Toch nog tien dagvlinders in november
De VlinderstichtingBericht uitgegeven door De Vlinderstichting [land] op [publicatiedatum]
In de winter zijn dagvlinders als ei, rups of pop aanwezig en een paar soorten brengen als vlinder de winter door. Toch zijn er in november nog zeker tien soorten aan te treffen als het een beetje zonnig weer is.
Totdat er echt forse (nacht)vorst is geweest blijven nog een flink aantal dagvlinders actief, tenminste als het zonnig en niet te koud is. Op koude dagen zitten ze doodstil en wachten op betere tijden. Zelfs lichte nachtvorst kunnen de meeste vlinders nog wel verdragen. Doordat ze nauwelijks bewegen slijten de vlinders ook nauwelijks en dat betekent dat ze langer leven dan in de zomer als ze dag in dag uit vliegen en slijten.
Logischerwijs zijn de vier soorten die als vlinder de winter doorbrengen nu nog te zien. Dagpauwoog, kleine vos, gehakkelde aurelia en citroenvlinder kruipen weg en gaan in winterslaap, maar alleen als de echte koude intreedt. De atalanta is de laatste tien jaar ook steeds vaker als vlinder in Nederland aanwezig, maar winterslaap heeft deze soort niet en strenge vorst kunnen ze niet overleven.
De vijf andere vlindersoorten die zich nu af en toe nog laten zien zijn rups- of popoverwinteraars.
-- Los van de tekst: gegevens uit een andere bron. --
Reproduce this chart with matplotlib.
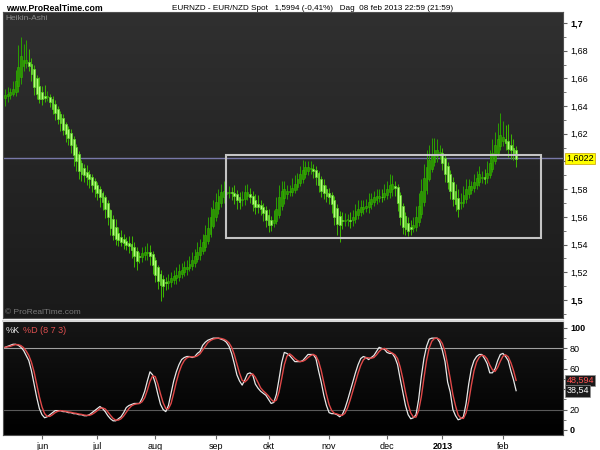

Dat betekent dat ze eigenlijk nog eitjes moeten afzetten en de nakomelingen moeten zich nog ontwikkelen zodat ze de winter kunnen overleven. Dat kan best nog een probleem opleveren als de winterkou snel zijn intrede doet. Gelukkig zijn de meeste individuen al heerlijk in winterrust en zijn het echt een paar laatste individuen die nu nog als vlinder aanwezig zijn.
Het bont zandoogje kun je nog in het hele land tegenkomen, want deze vlinder is enorm toegenomen en is nu vrijwel overal een heel gewone soort geworden. Dat geldt al langer voor kleine koolwitje en klein geaderd witje die ook nog steeds worden gemeld. De kleine vuurvlinder kun je nog vinden op wat schralere, bloemrijke plekken. Een vreemde eend in de bijt is de kleine parelmoervlinder. Deze vlinder is vooral aanwezig in de duinen, maar de laatste decennia zien we hem ook in het binnenland weer verschijnen. De meeste kans om hem te zien hebt u in Brabant en Limburg.